The company submitted apparent high bids amounting to approximately $5.9 million on 16 shelf leases and 2 deepwater leases.
Ken Butler, vice president for Unocal Gulf Region USA, said that the "deep shelf" gas play was the primary focus of bids placed in the shallower waters, in addition to more traditional "bright spot" prospects that favor the company's existing acreage position. "Both the deep shelf and shallow bright spot targets allow us to take advantage of our proven operating strengths and extensive infrastructure in the Gulf of Mexico," Butler said.
"Some prospects that we bid on will yield immediate drillsites and could contribute production and reserves this year. Other leases support Unocal's deep shelf focus and could add material gas reserves and drilling prospects into 2003," he added.
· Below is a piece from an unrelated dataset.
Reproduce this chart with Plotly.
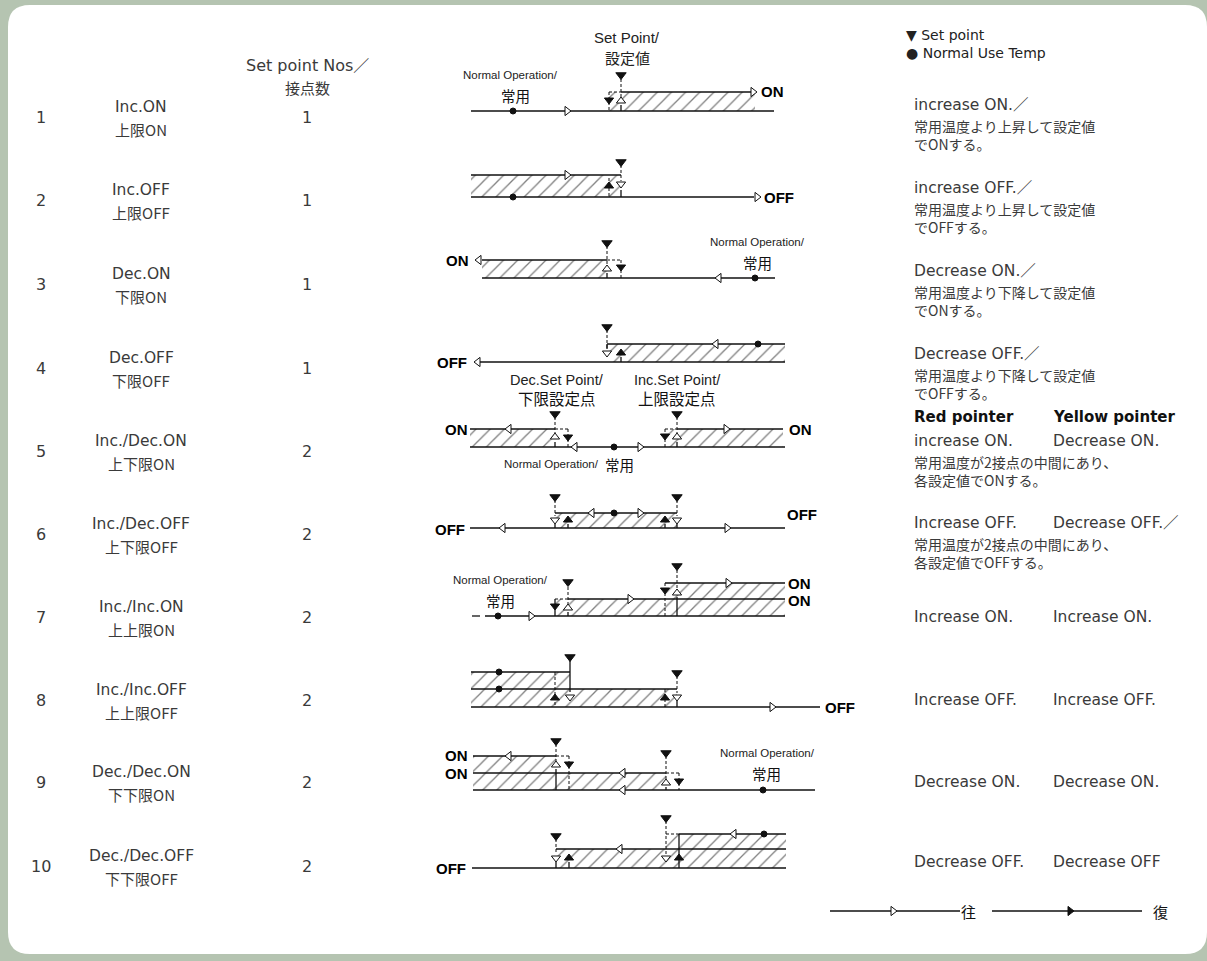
import plotly.graph_objects as go

# ---------------- table data ----------------
row_nos = [1, 2, 3, 4, 5, 6, 7, 8, 9, 10]
row_y = [117, 200, 284, 368, 451, 534, 617, 700, 782, 866]
mode_en = ["Inc.ON", "Inc.OFF", "Dec.ON", "Dec.OFF", "Inc./Dec.ON", "Inc./Dec.OFF",
           "Inc./Inc.ON", "Inc./Inc.OFF", "Dec./Dec.ON", "Dec./Dec.OFF"]
mode_jp = ["上限ON", "上限OFF", "下限ON", "下限OFF", "上下限ON", "上下限OFF",
           "上上限ON", "上上限OFF", "下下限ON", "下下限OFF"]
setpoint_counts = [1, 1, 1, 1, 2, 2, 2, 2, 2, 2]

desc_en_a = ["increase ON.／", "increase OFF.／", "Decrease ON.／", "Decrease OFF.／",
             "increase ON.", "Increase OFF.", "Increase ON.", "Increase OFF.",
             "Decrease ON.", "Decrease OFF."]
desc_en_b = ["", "", "", "", "Decrease ON.", "Decrease OFF.／", "Increase ON.",
             "Increase OFF.", "Decrease ON.", "Decrease OFF"]
desc_jp1 = ["常用温度より上昇して設定値", "常用温度より上昇して設定値", "常用温度より下降して設定値",
            "常用温度より下降して設定値", "常用温度が2接点の中間にあり、", "常用温度が2接点の中間にあり、",
            "", "", "", ""]
desc_jp2 = ["でONする。", "でOFFする。", "でONする。", "でOFFする。", "各設定値でONする。",
            "各設定値でOFFする。", "", "", "", ""]

# ---------------- diagram geometry (schematic, pixel units) ----------------
hatch_boxes = [  # x0, x1, ytop, ybot
    (609, 755, 92, 111),
    (471, 621, 175, 197),
    (482, 607, 260, 278),
    (607, 785, 344, 362),
    (470, 555, 429, 447), (665, 783, 429, 447),
    (555, 677, 513, 528),
    (555, 785, 599, 616), (665, 785, 583, 599),
    (471, 570, 672, 689), (471, 677, 689, 707),
    (473, 556, 756, 773), (473, 666, 773, 790),
    (666, 786, 834, 849), (556, 786, 849, 868),
]
solid_segs = [
    (471, 111, 774, 111), (621, 92, 752, 92), (621, 105, 621, 111),
    (471, 197, 754, 197), (471, 175, 621, 175), (621, 190, 621, 197),
    (482, 278, 775, 278), (482, 260, 607, 260), (607, 273, 607, 278),
    (478, 362, 785, 362), (607, 344, 785, 344), (621, 357, 621, 362), (607, 344, 607, 349),
    (470, 447, 785, 447), (470, 429, 555, 429), (555, 442, 555, 447),
    (677, 429, 783, 429), (677, 442, 677, 447),
    (470, 528, 785, 528), (555, 513, 677, 513), (568, 524, 568, 528), (665, 524, 665, 528),
    (555, 524, 555, 528), (677, 524, 677, 528),
    (472, 616, 480, 616), (485, 616, 785, 616), (568, 599, 785, 599), (665, 583, 785, 583),
    (555, 599, 555, 616), (568, 612, 568, 616), (677, 597, 677, 616),
    (471, 707, 820, 707), (471, 672, 570, 672), (570, 660, 570, 692), (471, 689, 677, 689),
    (677, 701, 677, 707),
    (473, 790, 815, 790), (473, 756, 556, 756), (473, 773, 666, 773), (556, 769, 556, 790),
    (666, 787, 666, 790),
    (472, 868, 786, 868), (679, 834, 786, 834), (556, 849, 786, 849), (569, 862, 569, 868),
    (679, 834, 679, 868), (556, 862, 556, 868),
    (830, 911, 960, 911), (992, 911, 1142, 911),
]
dashed_segs = [
    (621, 79, 621, 97), (609, 92, 621, 92), (609, 92, 609, 111),
    (621, 165, 621, 181), (609, 178, 609, 197),
    (607, 246, 607, 265), (607, 260, 621, 260), (621, 260, 621, 278),
    (607, 330, 607, 349),
    (555, 417, 555, 433), (555, 429, 568, 429), (568, 429, 568, 447),
    (677, 417, 677, 433), (665, 429, 677, 429), (665, 429, 665, 447),
    (555, 500, 555, 516), (677, 500, 677, 516),
    (555, 599, 568, 599), (568, 587, 568, 604), (677, 570, 677, 589), (665, 583, 665, 616),
    (555, 672, 555, 707), (665, 689, 665, 707), (677, 676, 677, 693),
    (556, 744, 556, 761), (556, 756, 569, 756), (569, 756, 569, 790),
    (666, 756, 666, 779), (666, 773, 679, 773), (679, 773, 679, 790),
    (666, 821, 666, 854), (666, 834, 679, 834), (556, 839, 556, 854),
]
setpoint_marks = [(621, 75), (621, 162), (607, 243), (607, 327), (555, 414), (677, 414),
                  (555, 497), (677, 497), (568, 582), (677, 566), (570, 657), (677, 673),
                  (556, 741), (666, 753), (556, 836), (666, 818)]
going_up = [(621, 101), (607, 269), (555, 437), (677, 437), (568, 608), (677, 593),
            (556, 765), (666, 783)]                       # open up triangles
going_down = [(621, 184), (607, 353), (555, 520), (677, 520), (570, 697), (677, 697),
              (556, 858), (666, 858)]                     # open down triangles
return_down = [(609, 100), (621, 267), (568, 437), (665, 436), (555, 606), (665, 590),
               (569, 764), (679, 781)]                    # filled small down
return_up = [(609, 186), (621, 353), (568, 520), (665, 520), (555, 698), (665, 698),
             (569, 858), (679, 858)]                      # filled small up
flow_right = [(567, 111), (753, 92), (567, 175), (757, 197), (640, 447), (726, 429),
              (640, 513), (727, 528), (531, 616), (630, 599), (728, 583), (772, 707),
              (893, 911)]
flow_left = [(479, 260), (719, 278), (716, 344), (478, 362), (509, 429), (575, 447),
             (592, 513), (503, 528), (509, 756), (623, 773), (623, 790), (620, 849),
             (734, 834)]
normal_temp = [(513, 111), (513, 197), (755, 278), (758, 344), (614, 447), (614, 513),
               (498, 616), (499, 672), (499, 689), (763, 790), (764, 834)]
return_legend = [(1070, 911)]

state_labels = [("ON", 772, 91), ("OFF", 779, 197), ("ON", 457, 260), ("OFF", 452, 362),
                ("ON", 456, 429), ("ON", 800, 429), ("OFF", 450, 529), ("OFF", 802, 514),
                ("ON", 799, 583), ("ON", 799, 600), ("OFF", 840, 707),
                ("ON", 456, 755), ("ON", 456, 773), ("OFF", 451, 868)]
normal_op_labels = [(510, 75, 515, 95), (757, 242, 757, 262), (500, 580, 500, 600),
                    (767, 753, 766, 773)]

fig = go.Figure()

# rounded white panel
L, T, R, B, rr = 8, 5, 1207, 954, 22
panel = (f"M {L+rr},{T} L {R-rr},{T} Q {R},{T} {R},{T+rr} L {R},{B-rr} Q {R},{B} {R-rr},{B} "
         f"L {L+rr},{B} Q {L},{B} {L},{B-rr} L {L},{T+rr} Q {L},{T} {L+rr},{T} Z")
fig.add_shape(type="path", path=panel, xref="x", yref="y", fillcolor="white",
              line=dict(width=0), layer="below")

# hatched areas
for (x0, x1, yt, yb) in hatch_boxes:
    fig.add_trace(go.Scatter(x=[x0, x1, x1, x0, x0], y=[yt, yt, yb, yb, yt], mode="lines",
                             fill="toself", line=dict(width=0), fillcolor="white",
                             fillpattern=dict(shape="/", size=10, solidity=0.13,
                                              fgcolor="#000", bgcolor="white"),
                             hoverinfo="skip", showlegend=False))


def seg_xy(segs):
    xs, ys = [], []
    for (a, b, c, d) in segs:
        xs += [a, c, None]
        ys += [b, d, None]
    return xs, ys


xs, ys = seg_xy(solid_segs)
fig.add_trace(go.Scatter(x=xs, y=ys, mode="lines", line=dict(color="#111", width=1.3),
                         hoverinfo="skip", showlegend=False))
xs, ys = seg_xy(dashed_segs)
fig.add_trace(go.Scatter(x=xs, y=ys, mode="lines", line=dict(color="#111", width=1, dash="3px,2px"),
                         hoverinfo="skip", showlegend=False))


def add_marks(pts, symbol, size, color="#111", fill="#111", lw=1):
    fig.add_trace(go.Scatter(x=[p[0] for p in pts], y=[p[1] for p in pts], mode="markers",
                             marker=dict(symbol=symbol, size=size, color=fill,
                                         line=dict(color=color, width=lw)),
                             hoverinfo="skip", showlegend=False))


add_marks(setpoint_marks, "triangle-down", 9)
add_marks(going_up, "triangle-up", 8, fill="white")
add_marks(going_down, "triangle-down", 8, fill="white")
add_marks(return_down, "triangle-down", 8)
add_marks(return_up, "triangle-up", 8)
add_marks(flow_right, "triangle-right", 8, fill="white")
add_marks(flow_left, "triangle-left", 8, fill="white")
add_marks(normal_temp, "circle", 6)
add_marks(return_legend, "triangle-right", 8)

TXT = "#3a3a3a"
FONT = "DejaVu Sans, Noto Sans CJK JP, sans-serif"
JP = "Noto Sans CJK JP, sans-serif"
NARROW = "Liberation Sans Narrow, Liberation Sans, sans-serif"
HELV = "Liberation Sans, Arial, sans-serif"


def txt(x, y, s, size, anchor="center", color=TXT, family=FONT, weight="normal"):
    fig.add_annotation(x=x, y=y, xref="x", yref="y", text=s, showarrow=False,
                       xanchor=anchor, yanchor="middle", align=anchor if anchor != "center" else "center",
                       font=dict(size=size, color=color, family=family, weight=weight))


# header
txt(307, 65, "Set point Nos／", 16)
txt(307, 87, "接点数", 15, family=JP)
txt(627, 37, "Set Point/", 15, color="#222", family=HELV)
txt(627, 57, "設定値", 15, color="#222", family=JP)
txt(904, 44, "▼ Set point<br>● Normal Use Temp", 14, anchor="left", color="#222")

# left table
for i in range(len(row_nos)):
    y = row_y[i]
    txt(41, y, str(row_nos[i]), 16)
    txt(141, y - 10, mode_en[i], 15.5)
    txt(141, y + 12, mode_jp[i], 15, family=JP)
    txt(307, y, str(setpoint_counts[i]), 16)

# descriptions
desc_y = [105, 188, 271, 354, 441, 523, 617, 700, 782, 862]
for i in range(len(row_nos)):
    y = desc_y[i]
    txt(912, y, desc_en_a[i], 15.5, anchor="left")
    if desc_en_b[i]:
        txt(1051, y, desc_en_b[i], 15.5, anchor="left")
    if desc_jp1[i]:
        txt(912, y + 30, desc_jp1[i] + "<br>" + desc_jp2[i], 14, anchor="left", family=JP)
txt(912, 417, "Red pointer", 15, anchor="left", color="#111", weight="bold")
txt(1051, 417, "Yellow pointer", 15, anchor="left", color="#111", weight="bold")

# diagram labels
for (s, x, y) in state_labels:
    txt(x, y, s, 15, color="#000", family=HELV, weight="bold")
for (x1, y1, x2, y2) in normal_op_labels:
    txt(x1, y1, "Normal Operation/", 11.5, color="#222", family=NARROW)
    txt(x2, y2, "常用", 14.5, color="#111", family=JP)
txt(557, 380, "Dec.Set Point/", 14.5, color="#222", family=NARROW)
txt(557, 398, "下限設定点", 15.5, color="#111", family=JP)
txt(677, 380, "Inc.Set Point/", 14.5, color="#222", family=NARROW)
txt(677, 398, "上限設定点", 15.5, color="#111", family=JP)
txt(601, 464, "Normal Operation/", 11.5, color="#222", family=NARROW, anchor="right")
txt(603, 464, "常用", 14.5, color="#111", family=JP, anchor="left")
txt(968, 911, "往", 15, color="#111", family=JP)
txt(1160, 911, "復", 15, color="#111", family=JP)

fig.update_layout(
    width=1207, height=961, margin=dict(l=0, r=0, t=0, b=0),
    paper_bgcolor="#b5c4b1", plot_bgcolor="rgba(0,0,0,0)",
    xaxis=dict(range=[0, 1207], visible=False, fixedrange=True),
    yaxis=dict(range=[961, 0], visible=False, fixedrange=True),
    showlegend=False,
)
fig.write_html("out.html", config={"displayModeBar": False},
               post_script="document.body.style.margin='0';document.body.style.overflow='hidden';")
Prior to the sale, Unocal, through its Deepwater USA and Gulf Region USA units, held an interest in 488 Gulf of Mexico leases. Of that total, 235 exploratory leases are located in deep water, while another 105 exploratory leases are on the shelf. Unocal Gulf Region USA also has 148 development leases on the GOM shelf.
The results of Sale 182 will bring the Unocal business units' combined portfolio to 506 OCS leases in the Gulf of Mexico, if all bids are approved by the MMS.